**TO BE DONE**:
Without the pictures, output the lines of the material from the very first through the one that holds "(g1new) at (283.5,71.5)".

**MATERIAL PROVIDED**:
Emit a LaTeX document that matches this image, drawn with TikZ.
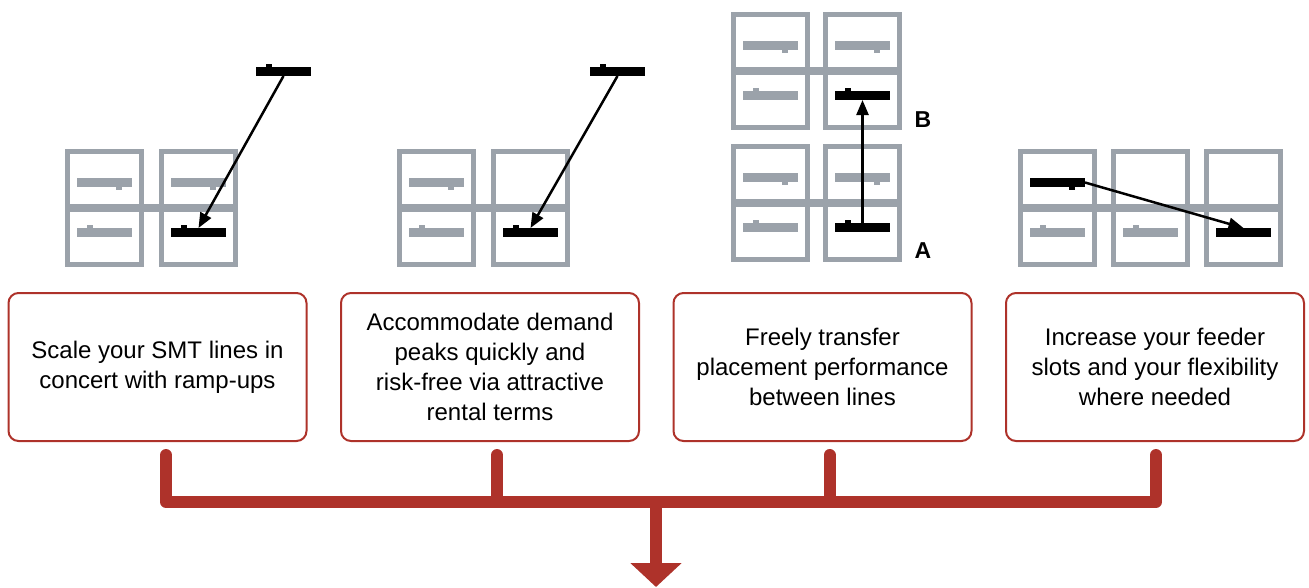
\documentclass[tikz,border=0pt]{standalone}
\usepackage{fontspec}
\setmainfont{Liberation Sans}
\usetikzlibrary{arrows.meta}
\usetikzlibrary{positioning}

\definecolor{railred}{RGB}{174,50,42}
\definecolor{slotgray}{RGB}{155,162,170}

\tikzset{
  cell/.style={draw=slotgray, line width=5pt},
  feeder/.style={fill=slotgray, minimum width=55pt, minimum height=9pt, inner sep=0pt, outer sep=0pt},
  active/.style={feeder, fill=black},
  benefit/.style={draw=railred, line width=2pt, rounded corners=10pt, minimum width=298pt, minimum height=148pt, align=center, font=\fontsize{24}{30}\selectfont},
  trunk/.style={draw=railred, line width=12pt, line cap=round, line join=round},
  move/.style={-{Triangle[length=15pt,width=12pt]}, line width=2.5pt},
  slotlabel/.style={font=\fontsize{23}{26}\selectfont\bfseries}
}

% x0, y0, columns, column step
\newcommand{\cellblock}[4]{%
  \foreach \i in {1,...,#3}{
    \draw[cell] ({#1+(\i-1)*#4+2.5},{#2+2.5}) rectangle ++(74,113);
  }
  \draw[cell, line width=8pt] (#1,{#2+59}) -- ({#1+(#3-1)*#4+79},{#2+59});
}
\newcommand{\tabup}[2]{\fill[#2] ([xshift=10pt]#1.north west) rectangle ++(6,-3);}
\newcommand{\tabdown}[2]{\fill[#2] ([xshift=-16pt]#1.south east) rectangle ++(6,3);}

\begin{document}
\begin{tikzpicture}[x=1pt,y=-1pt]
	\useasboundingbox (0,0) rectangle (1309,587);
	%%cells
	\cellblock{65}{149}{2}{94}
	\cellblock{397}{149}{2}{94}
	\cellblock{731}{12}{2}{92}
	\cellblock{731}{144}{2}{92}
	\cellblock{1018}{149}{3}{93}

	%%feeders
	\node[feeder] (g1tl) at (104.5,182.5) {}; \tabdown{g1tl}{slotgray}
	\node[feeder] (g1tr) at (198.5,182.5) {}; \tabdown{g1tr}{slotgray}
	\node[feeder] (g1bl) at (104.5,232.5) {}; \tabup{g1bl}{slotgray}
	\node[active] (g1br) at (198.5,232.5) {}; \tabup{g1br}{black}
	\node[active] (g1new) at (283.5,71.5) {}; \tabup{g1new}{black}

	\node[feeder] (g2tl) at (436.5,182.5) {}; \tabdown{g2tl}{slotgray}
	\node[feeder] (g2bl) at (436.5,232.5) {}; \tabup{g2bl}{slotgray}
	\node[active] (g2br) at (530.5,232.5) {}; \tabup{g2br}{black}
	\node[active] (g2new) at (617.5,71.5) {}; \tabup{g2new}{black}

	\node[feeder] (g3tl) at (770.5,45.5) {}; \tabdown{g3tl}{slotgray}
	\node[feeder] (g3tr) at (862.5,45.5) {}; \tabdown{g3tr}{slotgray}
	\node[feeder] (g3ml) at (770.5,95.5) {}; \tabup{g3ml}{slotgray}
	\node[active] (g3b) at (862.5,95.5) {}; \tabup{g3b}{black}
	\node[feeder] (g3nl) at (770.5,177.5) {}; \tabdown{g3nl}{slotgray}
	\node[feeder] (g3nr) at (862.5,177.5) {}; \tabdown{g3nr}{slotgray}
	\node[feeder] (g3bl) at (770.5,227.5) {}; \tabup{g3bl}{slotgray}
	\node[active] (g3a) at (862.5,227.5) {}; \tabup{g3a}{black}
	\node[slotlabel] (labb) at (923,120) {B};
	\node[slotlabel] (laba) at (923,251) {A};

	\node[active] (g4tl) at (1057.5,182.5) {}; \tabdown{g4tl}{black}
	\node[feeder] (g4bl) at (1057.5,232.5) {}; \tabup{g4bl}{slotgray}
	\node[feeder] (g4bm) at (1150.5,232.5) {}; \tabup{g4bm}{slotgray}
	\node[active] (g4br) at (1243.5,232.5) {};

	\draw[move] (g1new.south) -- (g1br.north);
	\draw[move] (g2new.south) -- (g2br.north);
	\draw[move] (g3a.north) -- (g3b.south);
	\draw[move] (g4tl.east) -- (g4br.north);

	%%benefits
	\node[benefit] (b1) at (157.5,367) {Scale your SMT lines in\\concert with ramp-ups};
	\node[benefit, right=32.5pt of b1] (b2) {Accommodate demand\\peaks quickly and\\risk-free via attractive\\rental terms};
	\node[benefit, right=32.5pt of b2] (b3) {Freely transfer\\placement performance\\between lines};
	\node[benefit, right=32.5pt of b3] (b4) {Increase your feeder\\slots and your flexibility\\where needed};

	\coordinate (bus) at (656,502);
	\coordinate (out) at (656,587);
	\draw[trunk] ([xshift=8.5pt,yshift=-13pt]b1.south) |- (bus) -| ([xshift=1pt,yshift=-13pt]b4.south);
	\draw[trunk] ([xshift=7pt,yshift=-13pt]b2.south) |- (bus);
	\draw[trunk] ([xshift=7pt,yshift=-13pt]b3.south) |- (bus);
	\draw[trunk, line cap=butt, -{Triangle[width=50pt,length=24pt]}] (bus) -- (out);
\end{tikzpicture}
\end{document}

**THE SOLUTION**:
Emit a LaTeX document that matches this image, drawn with TikZ.
\documentclass[tikz,border=0pt]{standalone}
\usepackage{fontspec}
\setmainfont{Liberation Sans}
\usetikzlibrary{arrows.meta}
\usetikzlibrary{positioning}

\definecolor{railred}{RGB}{174,50,42}
\definecolor{slotgray}{RGB}{155,162,170}

\tikzset{
  cell/.style={draw=slotgray, line width=5pt},
  feeder/.style={fill=slotgray, minimum width=55pt, minimum height=9pt, inner sep=0pt, outer sep=0pt},
  active/.style={feeder, fill=black},
  benefit/.style={draw=railred, line width=2pt, rounded corners=10pt, minimum width=298pt, minimum height=148pt, align=center, font=\fontsize{24}{30}\selectfont},
  trunk/.style={draw=railred, line width=12pt, line cap=round, line join=round},
  move/.style={-{Triangle[length=15pt,width=12pt]}, line width=2.5pt},
  slotlabel/.style={font=\fontsize{23}{26}\selectfont\bfseries}
}

% x0, y0, columns, column step
\newcommand{\cellblock}[4]{%
  \foreach \i in {1,...,#3}{
    \draw[cell] ({#1+(\i-1)*#4+2.5},{#2+2.5}) rectangle ++(74,113);
  }
  \draw[cell, line width=8pt] (#1,{#2+59}) -- ({#1+(#3-1)*#4+79},{#2+59});
}
\newcommand{\tabup}[2]{\fill[#2] ([xshift=10pt]#1.north west) rectangle ++(6,-3);}
\newcommand{\tabdown}[2]{\fill[#2] ([xshift=-16pt]#1.south east) rectangle ++(6,3);}

\begin{document}
\begin{tikzpicture}[x=1pt,y=-1pt]
	\useasboundingbox (0,0) rectangle (1309,587);
	%%cells
	\cellblock{65}{149}{2}{94}
	\cellblock{397}{149}{2}{94}
	\cellblock{731}{12}{2}{92}
	\cellblock{731}{144}{2}{92}
	\cellblock{1018}{149}{3}{93}

	%%feeders
	\node[feeder] (g1tl) at (104.5,182.5) {}; \tabdown{g1tl}{slotgray}
	\node[feeder] (g1tr) at (198.5,182.5) {}; \tabdown{g1tr}{slotgray}
	\node[feeder] (g1bl) at (104.5,232.5) {}; \tabup{g1bl}{slotgray}
	\node[active] (g1br) at (198.5,232.5) {}; \tabup{g1br}{black}
	\node[active] (g1new) at (283.5,71.5) {}; \tabup{g1new}{black}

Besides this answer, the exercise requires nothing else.